§ Given records:
>> Start

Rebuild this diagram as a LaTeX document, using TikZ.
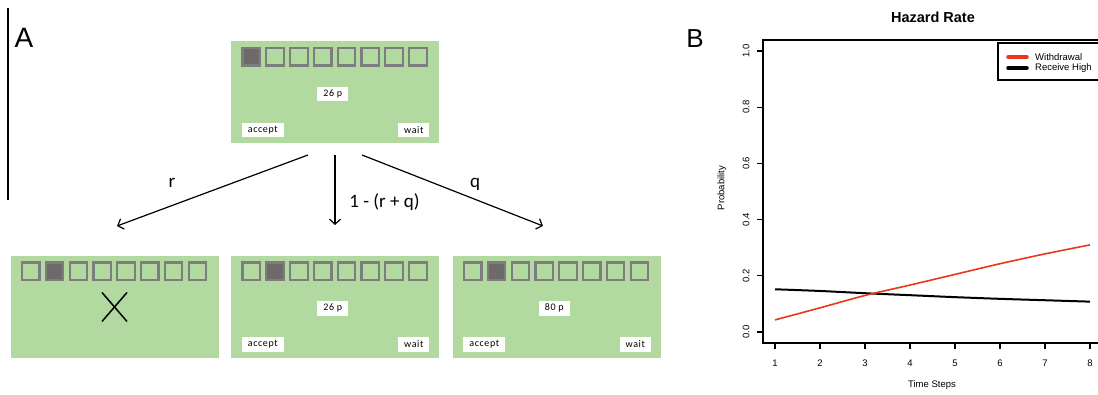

>> End
>> Start

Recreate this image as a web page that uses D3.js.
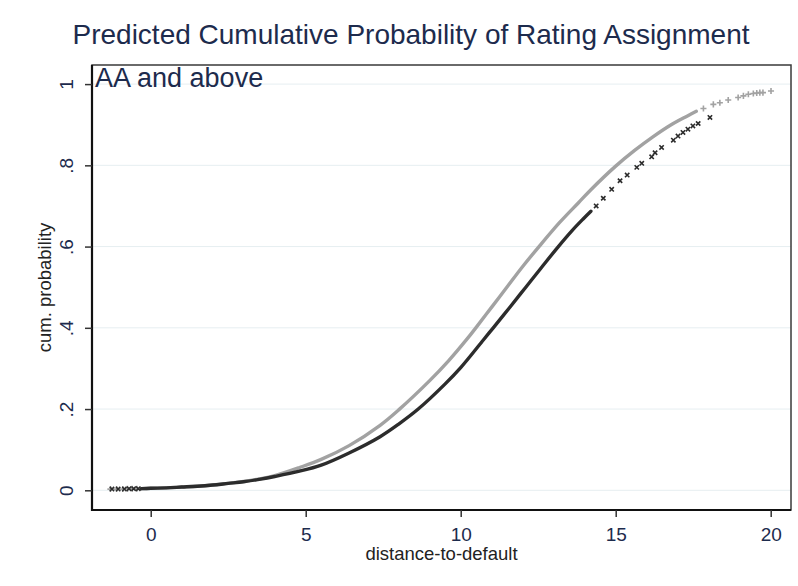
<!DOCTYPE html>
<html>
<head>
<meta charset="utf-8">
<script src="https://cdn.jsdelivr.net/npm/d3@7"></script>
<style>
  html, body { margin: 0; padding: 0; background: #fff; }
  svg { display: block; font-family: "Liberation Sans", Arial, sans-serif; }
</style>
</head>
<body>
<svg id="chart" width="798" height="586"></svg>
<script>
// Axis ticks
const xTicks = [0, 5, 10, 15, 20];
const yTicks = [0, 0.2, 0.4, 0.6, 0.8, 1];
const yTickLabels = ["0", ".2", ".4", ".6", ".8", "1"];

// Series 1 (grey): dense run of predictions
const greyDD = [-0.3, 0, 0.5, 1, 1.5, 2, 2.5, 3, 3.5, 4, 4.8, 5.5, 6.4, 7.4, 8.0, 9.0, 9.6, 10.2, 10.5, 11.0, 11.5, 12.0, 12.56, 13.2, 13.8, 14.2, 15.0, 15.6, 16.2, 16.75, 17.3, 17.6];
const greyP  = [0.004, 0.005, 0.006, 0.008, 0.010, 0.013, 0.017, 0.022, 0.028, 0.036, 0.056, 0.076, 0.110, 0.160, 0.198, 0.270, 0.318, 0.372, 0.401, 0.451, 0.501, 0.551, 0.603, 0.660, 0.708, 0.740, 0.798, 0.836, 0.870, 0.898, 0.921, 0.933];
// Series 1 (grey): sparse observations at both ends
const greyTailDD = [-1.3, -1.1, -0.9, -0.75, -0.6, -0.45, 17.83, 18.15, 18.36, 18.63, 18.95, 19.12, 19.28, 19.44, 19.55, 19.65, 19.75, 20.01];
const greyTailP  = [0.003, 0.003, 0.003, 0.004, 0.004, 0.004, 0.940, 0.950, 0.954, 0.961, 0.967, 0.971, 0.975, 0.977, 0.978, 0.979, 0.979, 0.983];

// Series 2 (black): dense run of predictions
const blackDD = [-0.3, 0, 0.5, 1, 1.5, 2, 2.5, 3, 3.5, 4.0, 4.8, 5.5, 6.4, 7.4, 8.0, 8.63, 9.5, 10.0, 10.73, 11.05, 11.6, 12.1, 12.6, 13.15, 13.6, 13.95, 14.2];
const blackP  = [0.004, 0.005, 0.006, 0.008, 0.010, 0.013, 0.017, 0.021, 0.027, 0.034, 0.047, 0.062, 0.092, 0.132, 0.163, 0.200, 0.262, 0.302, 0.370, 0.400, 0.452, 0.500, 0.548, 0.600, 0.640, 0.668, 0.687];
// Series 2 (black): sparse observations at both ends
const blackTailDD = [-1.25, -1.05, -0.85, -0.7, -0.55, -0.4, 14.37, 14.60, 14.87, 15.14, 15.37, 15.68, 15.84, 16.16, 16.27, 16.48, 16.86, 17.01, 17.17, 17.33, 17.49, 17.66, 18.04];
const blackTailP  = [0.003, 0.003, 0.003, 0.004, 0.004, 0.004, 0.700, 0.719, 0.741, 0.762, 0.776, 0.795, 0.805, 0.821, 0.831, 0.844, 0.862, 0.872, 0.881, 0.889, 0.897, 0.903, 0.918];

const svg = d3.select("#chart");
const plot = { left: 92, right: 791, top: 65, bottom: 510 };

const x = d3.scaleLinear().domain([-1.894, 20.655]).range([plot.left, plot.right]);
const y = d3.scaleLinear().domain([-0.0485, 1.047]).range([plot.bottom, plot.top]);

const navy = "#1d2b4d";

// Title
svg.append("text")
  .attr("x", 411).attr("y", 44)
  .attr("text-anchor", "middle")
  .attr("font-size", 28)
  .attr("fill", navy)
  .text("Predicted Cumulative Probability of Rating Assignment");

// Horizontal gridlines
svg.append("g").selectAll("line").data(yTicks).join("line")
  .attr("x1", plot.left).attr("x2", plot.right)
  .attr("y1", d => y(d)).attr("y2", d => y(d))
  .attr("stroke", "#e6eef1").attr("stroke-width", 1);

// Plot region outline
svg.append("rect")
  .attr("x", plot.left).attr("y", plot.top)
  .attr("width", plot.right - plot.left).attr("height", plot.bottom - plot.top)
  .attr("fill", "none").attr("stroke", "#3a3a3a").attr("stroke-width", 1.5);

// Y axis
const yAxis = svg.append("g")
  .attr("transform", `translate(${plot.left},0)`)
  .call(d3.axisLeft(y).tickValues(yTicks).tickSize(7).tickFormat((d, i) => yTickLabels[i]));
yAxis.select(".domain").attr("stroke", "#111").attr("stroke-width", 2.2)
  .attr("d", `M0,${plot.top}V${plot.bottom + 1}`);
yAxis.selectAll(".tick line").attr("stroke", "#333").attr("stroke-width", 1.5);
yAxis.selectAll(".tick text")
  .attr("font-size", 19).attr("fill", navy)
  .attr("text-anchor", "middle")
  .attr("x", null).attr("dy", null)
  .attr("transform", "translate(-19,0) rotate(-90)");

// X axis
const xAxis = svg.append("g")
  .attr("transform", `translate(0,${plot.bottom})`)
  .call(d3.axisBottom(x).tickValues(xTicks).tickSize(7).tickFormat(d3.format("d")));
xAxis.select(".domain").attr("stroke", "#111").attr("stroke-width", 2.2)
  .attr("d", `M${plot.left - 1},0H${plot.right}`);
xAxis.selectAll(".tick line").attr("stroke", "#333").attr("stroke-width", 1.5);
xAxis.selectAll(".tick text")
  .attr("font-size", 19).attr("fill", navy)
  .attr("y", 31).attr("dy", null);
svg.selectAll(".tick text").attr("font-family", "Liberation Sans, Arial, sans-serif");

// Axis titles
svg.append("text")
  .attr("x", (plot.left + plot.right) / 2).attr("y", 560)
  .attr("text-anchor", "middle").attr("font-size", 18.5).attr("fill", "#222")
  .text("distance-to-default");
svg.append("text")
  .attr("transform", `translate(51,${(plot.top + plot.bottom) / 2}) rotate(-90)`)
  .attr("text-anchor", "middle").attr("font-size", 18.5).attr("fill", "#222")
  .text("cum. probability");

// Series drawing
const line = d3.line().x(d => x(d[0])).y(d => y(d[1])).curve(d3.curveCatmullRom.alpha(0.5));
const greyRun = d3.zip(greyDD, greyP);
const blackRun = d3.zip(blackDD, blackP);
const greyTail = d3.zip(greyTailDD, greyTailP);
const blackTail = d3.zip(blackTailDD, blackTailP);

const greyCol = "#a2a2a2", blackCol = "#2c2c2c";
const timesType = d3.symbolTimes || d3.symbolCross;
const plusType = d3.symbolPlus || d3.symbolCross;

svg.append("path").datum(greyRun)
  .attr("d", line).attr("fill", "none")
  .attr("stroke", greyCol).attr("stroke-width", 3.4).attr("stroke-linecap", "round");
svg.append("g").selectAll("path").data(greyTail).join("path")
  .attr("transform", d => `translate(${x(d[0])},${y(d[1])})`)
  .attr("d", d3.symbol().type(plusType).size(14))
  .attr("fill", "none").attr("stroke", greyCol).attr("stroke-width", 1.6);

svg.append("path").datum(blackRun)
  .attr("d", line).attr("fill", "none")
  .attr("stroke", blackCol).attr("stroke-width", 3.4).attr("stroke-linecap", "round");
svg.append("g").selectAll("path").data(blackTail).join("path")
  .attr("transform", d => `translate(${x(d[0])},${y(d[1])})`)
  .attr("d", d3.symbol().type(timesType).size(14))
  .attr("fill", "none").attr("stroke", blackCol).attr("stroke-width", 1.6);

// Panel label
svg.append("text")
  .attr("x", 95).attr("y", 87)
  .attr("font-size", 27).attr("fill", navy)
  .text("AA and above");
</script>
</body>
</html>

>> End
>> Start

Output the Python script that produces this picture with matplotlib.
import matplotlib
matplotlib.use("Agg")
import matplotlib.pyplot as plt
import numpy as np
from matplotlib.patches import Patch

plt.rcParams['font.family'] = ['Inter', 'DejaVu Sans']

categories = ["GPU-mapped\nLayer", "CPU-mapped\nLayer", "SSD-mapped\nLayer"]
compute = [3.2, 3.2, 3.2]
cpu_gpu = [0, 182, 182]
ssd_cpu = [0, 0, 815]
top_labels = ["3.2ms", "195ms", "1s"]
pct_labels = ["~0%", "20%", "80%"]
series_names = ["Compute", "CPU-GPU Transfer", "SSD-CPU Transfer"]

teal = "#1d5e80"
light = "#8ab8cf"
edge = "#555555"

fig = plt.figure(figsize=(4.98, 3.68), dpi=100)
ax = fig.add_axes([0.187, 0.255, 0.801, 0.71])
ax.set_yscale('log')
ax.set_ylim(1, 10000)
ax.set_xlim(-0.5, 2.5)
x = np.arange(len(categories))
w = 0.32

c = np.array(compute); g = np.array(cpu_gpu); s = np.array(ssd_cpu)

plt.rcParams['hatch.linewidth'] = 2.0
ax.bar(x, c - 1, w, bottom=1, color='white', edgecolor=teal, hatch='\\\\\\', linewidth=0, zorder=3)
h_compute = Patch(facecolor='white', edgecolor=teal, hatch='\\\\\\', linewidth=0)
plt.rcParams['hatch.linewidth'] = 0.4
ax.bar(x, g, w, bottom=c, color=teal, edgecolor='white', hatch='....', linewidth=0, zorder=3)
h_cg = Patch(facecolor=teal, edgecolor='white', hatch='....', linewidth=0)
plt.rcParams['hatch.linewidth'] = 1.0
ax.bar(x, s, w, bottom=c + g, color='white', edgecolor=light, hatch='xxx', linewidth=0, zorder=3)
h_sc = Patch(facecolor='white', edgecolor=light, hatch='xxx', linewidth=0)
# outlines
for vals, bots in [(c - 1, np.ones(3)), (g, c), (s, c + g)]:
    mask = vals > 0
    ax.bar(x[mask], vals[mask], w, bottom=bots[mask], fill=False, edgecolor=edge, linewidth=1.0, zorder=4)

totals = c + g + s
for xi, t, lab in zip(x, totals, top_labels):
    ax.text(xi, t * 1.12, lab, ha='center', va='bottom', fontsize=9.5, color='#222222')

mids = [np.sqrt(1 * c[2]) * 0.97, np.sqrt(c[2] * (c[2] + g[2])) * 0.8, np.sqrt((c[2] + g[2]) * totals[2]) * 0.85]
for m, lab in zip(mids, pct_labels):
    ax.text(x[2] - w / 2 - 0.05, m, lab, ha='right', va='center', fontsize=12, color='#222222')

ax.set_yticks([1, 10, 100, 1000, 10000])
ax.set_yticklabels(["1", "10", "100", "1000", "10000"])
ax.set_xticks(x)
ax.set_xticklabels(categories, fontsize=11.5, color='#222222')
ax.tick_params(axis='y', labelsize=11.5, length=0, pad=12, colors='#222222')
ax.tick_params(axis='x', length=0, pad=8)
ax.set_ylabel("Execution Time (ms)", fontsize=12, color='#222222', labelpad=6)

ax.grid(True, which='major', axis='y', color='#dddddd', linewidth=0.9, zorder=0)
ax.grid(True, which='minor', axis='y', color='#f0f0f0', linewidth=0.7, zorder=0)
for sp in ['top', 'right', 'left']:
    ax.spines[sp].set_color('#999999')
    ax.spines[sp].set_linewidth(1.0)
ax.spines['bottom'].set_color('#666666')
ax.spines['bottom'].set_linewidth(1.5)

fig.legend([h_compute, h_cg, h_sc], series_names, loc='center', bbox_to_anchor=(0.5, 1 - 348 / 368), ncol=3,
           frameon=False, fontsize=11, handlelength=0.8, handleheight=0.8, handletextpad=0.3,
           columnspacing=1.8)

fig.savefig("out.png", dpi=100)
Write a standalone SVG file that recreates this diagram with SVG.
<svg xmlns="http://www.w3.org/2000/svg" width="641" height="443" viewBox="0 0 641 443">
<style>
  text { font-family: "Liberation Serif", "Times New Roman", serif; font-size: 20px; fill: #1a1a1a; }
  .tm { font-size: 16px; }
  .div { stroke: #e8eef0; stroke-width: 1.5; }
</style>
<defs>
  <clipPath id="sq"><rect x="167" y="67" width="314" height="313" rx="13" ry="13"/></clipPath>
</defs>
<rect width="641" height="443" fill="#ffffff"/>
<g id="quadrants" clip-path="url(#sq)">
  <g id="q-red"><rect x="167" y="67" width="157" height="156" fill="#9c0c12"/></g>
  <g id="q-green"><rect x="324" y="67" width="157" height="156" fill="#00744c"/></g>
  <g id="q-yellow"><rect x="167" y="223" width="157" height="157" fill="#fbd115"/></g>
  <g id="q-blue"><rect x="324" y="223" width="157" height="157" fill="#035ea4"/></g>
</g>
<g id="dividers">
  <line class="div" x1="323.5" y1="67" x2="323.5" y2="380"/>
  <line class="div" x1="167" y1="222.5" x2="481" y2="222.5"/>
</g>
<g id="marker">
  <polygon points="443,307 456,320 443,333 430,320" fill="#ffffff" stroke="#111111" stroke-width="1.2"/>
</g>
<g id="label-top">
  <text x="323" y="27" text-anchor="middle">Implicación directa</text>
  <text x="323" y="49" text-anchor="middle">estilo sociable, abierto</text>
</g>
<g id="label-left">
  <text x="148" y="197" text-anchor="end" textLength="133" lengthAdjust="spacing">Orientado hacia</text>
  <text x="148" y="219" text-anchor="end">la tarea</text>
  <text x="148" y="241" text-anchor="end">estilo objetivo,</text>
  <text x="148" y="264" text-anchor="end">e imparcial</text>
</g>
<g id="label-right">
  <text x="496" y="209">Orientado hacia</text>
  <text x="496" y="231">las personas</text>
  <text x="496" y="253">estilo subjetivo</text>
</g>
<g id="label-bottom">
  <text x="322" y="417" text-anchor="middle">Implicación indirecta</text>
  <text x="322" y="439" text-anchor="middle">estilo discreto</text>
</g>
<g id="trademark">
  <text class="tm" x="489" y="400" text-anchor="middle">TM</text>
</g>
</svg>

>> End

§ Do this:
Exactly the lines above from the one with "Output the Python" to the one with "plt.rcParams['font.family'] = ['Inter', 'DejaVu", both included, are to be quoted; leave the rest out.

§ Reply to the exercise:
Output the Python script that produces this picture with matplotlib.
import matplotlib
matplotlib.use("Agg")
import matplotlib.pyplot as plt
import numpy as np
from matplotlib.patches import Patch

plt.rcParams['font.family'] = ['Inter', 'DejaVu Sans']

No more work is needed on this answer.